They leaves are more wrinkled and crinkled than I'm used to, but it could well be a Brassica rapa or Brassica oleracea.
To me it is "funny looking" for Bok Choy because it seems to lack the celery-like stalks. I've only grown smooth-leaved, shiny-leaf B. rapas. And not many Chinese cabbages to maturity!
Can you rule out some kind of Kale or Western cabbage? Mustard? A nibble would reveal "mustard". I guess it isn't comfry or chard.
Are the leaves hairy? They look kind of fuzzy and thick, not shiny like I expect. In Chinese cabbage, I expect most of each leaf to be thin and only the veins to be thick.
It could be a youngish Michihli Chinese cabbage that has not had time to form a very compact had. But unusually wrinkled leaves. It doesn't look like ANY Napa Chinese cabbage I've seen a photo of.
Or one of many other B. rapa varieties, assuming those exist in heavily wrinkled and crinkled forms.

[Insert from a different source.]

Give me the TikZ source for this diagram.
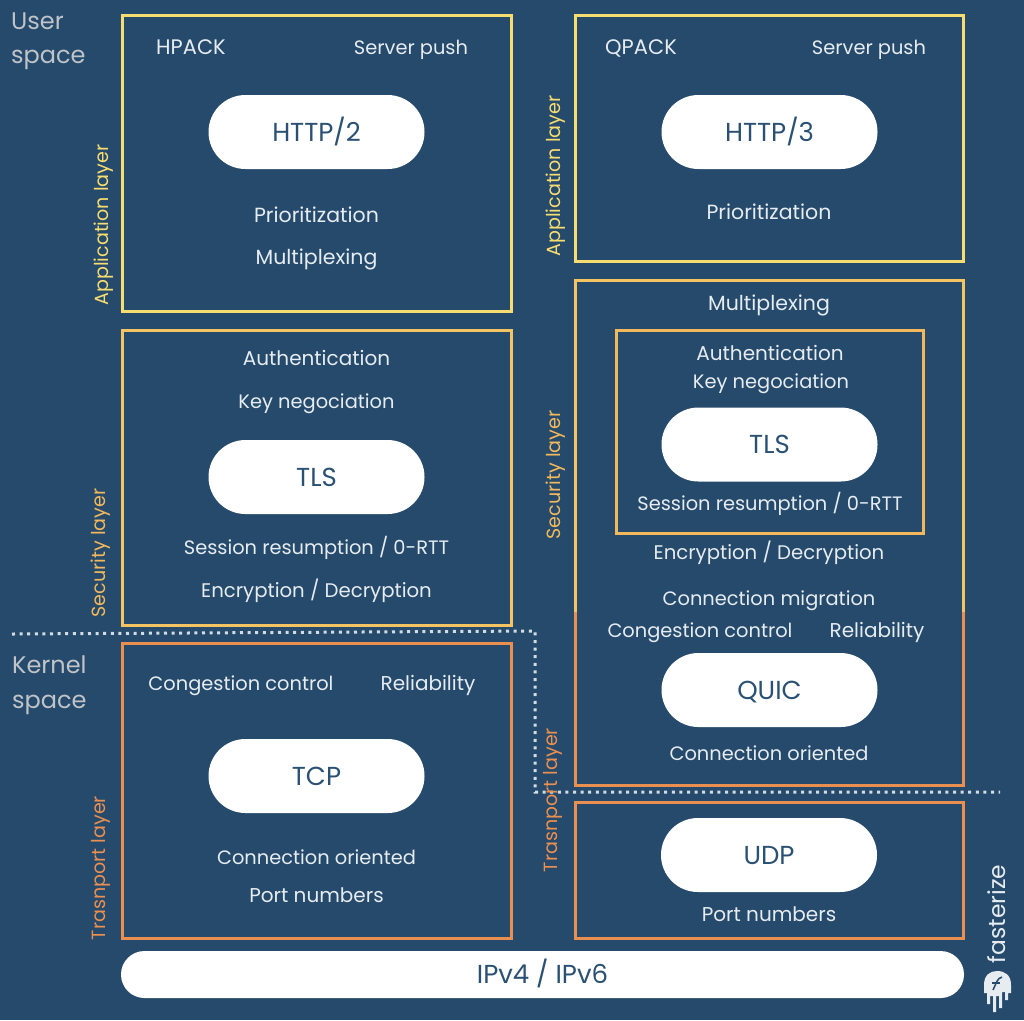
\documentclass[tikz,border=0pt]{standalone}
\usepackage{fontspec}
\setmainfont{Poppins}
\definecolor{bg}{HTML}{254A6C}
\definecolor{yel}{HTML}{F7DC6F}
\definecolor{amber}{HTML}{F2B85C}
\definecolor{org}{HTML}{EA8F50}
\definecolor{txt}{HTML}{E6ECF0}
\definecolor{graytxt}{HTML}{BFC4C9}
\definecolor{navy}{HTML}{2A5073}
\newcommand{\fsz}[1]{\fontsize{#1}{22}\selectfont}
\tikzset{x=1pt,y=-1pt,
 lab/.style={text=txt,font=\fsz{19.4},inner sep=0pt,anchor=center,text height=16pt,text depth=2pt},
 pill/.style={fill=white,rounded corners=36.9pt,minimum width=216pt,minimum height=74pt,inner sep=0pt,text=navy,font=\fontsize{26}{28}\selectfont,anchor=center,text height=18pt,text depth=0pt},
 layerbox/.style={line width=3pt},
 side/.style={font=\fontsize{19.1}{21}\selectfont,inner sep=0pt,rotate=90,anchor=center,text height=16pt,text depth=2pt},
 space/.style={text=graytxt,font=\fontsize{24}{34.5}\selectfont,inner sep=0pt,anchor=west,align=left},
 sep/.style={draw=txt!90!bg,line width=3pt,dash pattern=on 3pt off 4.6pt}}
\begin{document}
\begin{tikzpicture}
\useasboundingbox (0,0) rectangle (1024,1020);
\fill[bg] (0,0) rectangle (1024,1020);
% boxes
\draw[layerbox,yel] (122,15) rectangle (511,311);
\draw[layerbox,amber!70!yel] (122,330) rectangle (511,625);
\draw[layerbox,org] (122,643) rectangle (511,938);
\draw[layerbox,yel] (575,15) rectangle (963,261);
\draw[layerbox,org] (575,612) -- (575,785) -- (963,785) -- (963,612);
\draw[layerbox,amber!70!yel] (575,612) -- (575,280) -- (963,280) -- (963,612);
\draw[layerbox,amber] (616,330) rectangle (923,533);
\draw[layerbox,org] (575,802) rectangle (963,938);
% separators
\coordinate (s1) at (12,634); \coordinate (s2) at (535,631); \coordinate (s3) at (535,792); \coordinate (s4) at (1000,792);
\draw[sep] (s1) -- (s2) -- (s3) -- (s4);
% space labels
\node[space] (us) at (11,41.5) {User\\space};
\node[space] (ks) at (12,685) {Kernel\\space};
% side labels
\node[side,text=yel] (a1) at (101,225) {Application layer};
\node[side,text=amber] (a2) at (98,553) {Security layer};
\node[side,text=org] (a3) at (98,868) {Trasnport layer};
\node[side,text=yel] (b1) at (553,176) {Application layer};
\node[side,text=amber] (b2) at (553,475) {Security layer};
\node[side,text=org] (b3) at (550,800) {Trasnport layer};
% left stack
\node[lab,font=\fsz{21}] (l1) at (191,47) {HPACK};
\node[lab] (l2) at (411,47) {Server push};
\node[pill] (http2) at (316.5,132) {HTTP/2};
\node[lab,font=\fsz{20.5}] (l3) at (316.5,215) {Prioritization};
\node[lab,font=\fsz{20.5}] (l4) at (316.5,257) {Multiplexing};
\node[lab,font=\fsz{20}] (l5) at (316.5,358) {Authentication};
\node[lab] (l6) at (316.5,401) {Key negociation};
\node[pill] (tls1) at (316.5,477) {TLS};
\node[lab] (l7) at (316.5,547) {Session resumption / 0-RTT};
\node[lab,font=\fsz{19.7}] (l8) at (316.5,590) {Encryption / Decryption};
\node[lab] (l9) at (241,683) {Congestion control};
\node[lab,font=\fsz{20}] (l10) at (428,683) {Reliability};
\node[pill] (tcp) at (316.5,776) {TCP};
\node[lab] (l11) at (316.5,857) {Connection oriented};
\node[lab,font=\fsz{20}] (l12) at (316.5,895) {Port numbers};
% right stack
\node[lab,font=\fsz{21}] (r1) at (641,47) {QPACK};
\node[lab] (r2) at (869,47) {Server push};
\node[pill] (http3) at (769.5,132) {HTTP/3};
\node[lab,font=\fsz{20.5}] (r3) at (769,212) {Prioritization};
\node[lab,font=\fsz{20.5}] (r4) at (769,303) {Multiplexing};
\node[lab,font=\fsz{20}] (r5) at (770,353) {Authentication};
\node[lab] (r6) at (771,381) {Key negociation};
\node[pill] (tls2) at (769.5,444.5) {TLS};
\node[lab] (r7) at (770,503) {Session resumption / 0-RTT};
\node[lab,font=\fsz{19.7}] (r8) at (769,552) {Encryption / Decryption};
\node[lab] (r9) at (769,598) {Connection migration};
\node[lab] (r10) at (700,630) {Congestion control};
\node[lab,font=\fsz{20}] (r11) at (877,630) {Reliability};
\node[pill] (quic) at (769.5,690) {QUIC};
\node[lab] (r12) at (769,753) {Connection oriented};
\node[pill] (udp) at (769,855) {UDP};
\node[lab,font=\fsz{20}] (r13) at (769,914) {Port numbers};
% ip bar
\node[pill,minimum width=843pt,minimum height=47pt,rounded corners=23.4pt] (ip) at (542.5,974.5) {IPv4 / IPv6};
% logo
\node[text=txt,font=\fontsize{23.4}{25}\selectfont,rotate=90,inner sep=0pt,anchor=center] (fz) at (997,914) {fasterize};
\fill[txt] (984,985) .. controls (984,975) and (990,971) .. (997,971) .. controls (1005,971) and (1011,975) .. (1011,985) -- (1011,993) -- (1008,993) -- (1008,1000) -- (1005,1000) -- (1005,992) -- (1002,992) -- (1002,1008) -- (999,1008) -- (999,996) -- (996,996) -- (996,1012) -- (993,1012) -- (993,996) -- (990,996) -- (990,1004) -- (987,1004) -- (987,993) -- (984,993) -- cycle;
\draw[bg,line width=1.5pt] (993,990) .. controls (996,984) and (997,978) .. (1002,977);
\draw[bg,line width=1.5pt] (992,983) -- (1000,983);
\end{tikzpicture}
\end{document}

Sorry I can't narrow it down.
The thing is, Brassica vegetables are very flexible, and have been so selected and crossed over centuries that you can get almost any appearance within one species. Once you've said "It is a B. rapa of some kind", after that, it's pretty much "what you see is what you got".
It's disturbing to me, but the various breeding lines not only diverged into different forms like Bok Choy, tatsoi, Napa cabbage and Michihli cabbage, those lines then also some CONVERGED so that two B. rapa vegetables may look very similar and yet have very different great-great-grandparents! Or two fairly closely-related B. rapas can look very different. So useful names are mostly based on appearance, not genetics.
"What you see is what you got".
If you're sure they came from a seed packet and are not weeds, you might as well boil or stir-fry and eat some. Unless someone has seen that specific kind-of-loose-headed and-very-wrinkled variety, it'll be hard to say what it is.
For even more head-spinning genetics, Google "brassica rapa triangle of u".
Some think that three "ancestral" Brassica species formed inter-species hybrids long ago, creating three other Brassica species:
Theoretically ancestral species:
Brassica rapa (syn. Brassica campestris) – turnip, Chinese cabbage, Bok Choy, tatsoi
Brassica nigra – Black mustard
Brassica oleracea – cabbage, kale, broccoli, Brussel sprouts, cauliflower
Theoretically inter-species hybrid species:
Brassica juncea – Indian mustard
Brassica napus – Rapeseed, rutabaga
Brassica carinata – Ethiopian mustard
I recently bought some seeds named "Mizunarubasoi" because they are a recently stabilised hybrid of:
a cold-tolerant Mizuna (B. rapa Japonica Group),
Maruba santoh (B. rapa Pekinensis Group, a loose head type Chinese cabbage)
and tatsoi (B. rapa Chinesis Group")
Once they did DNA sequence comparisons, the nomenclature specialists deleted all naming categories other than "B. rapa". (There used to be names like "Brassica rapa Chinesis Group" for Bok Choy and "Brassica rapa (Pekinensis Group) for Napa, Michihli and other Chinese cabbages).
Now there is only "B. rapa" and what the kids in the street call things. Thanks, scientists!!
Their theory is that names should ONLY reflect ancestry, and if gardeners need to distinguish among Bok Choy, tatsoi, Michihli, komatusna and whatever, that is just their problem. They won't allow accepted scientific binomial nomenclature to be useful for anything but indicating actual ancestry. And they keep changing their minds.
That also means that even if you took your plant to a CSI lab and asked for a complete genetic sequence, probably all THEY could say would "B. rapa" ... or it might be "B. oleracea". To narrow it down farther, they would have to compare your plant with possible matches. The gene lines are so interwoven within each Brassica species, DNA tests would be like a paternity test where every suspect shared many grandparents with every other suspect.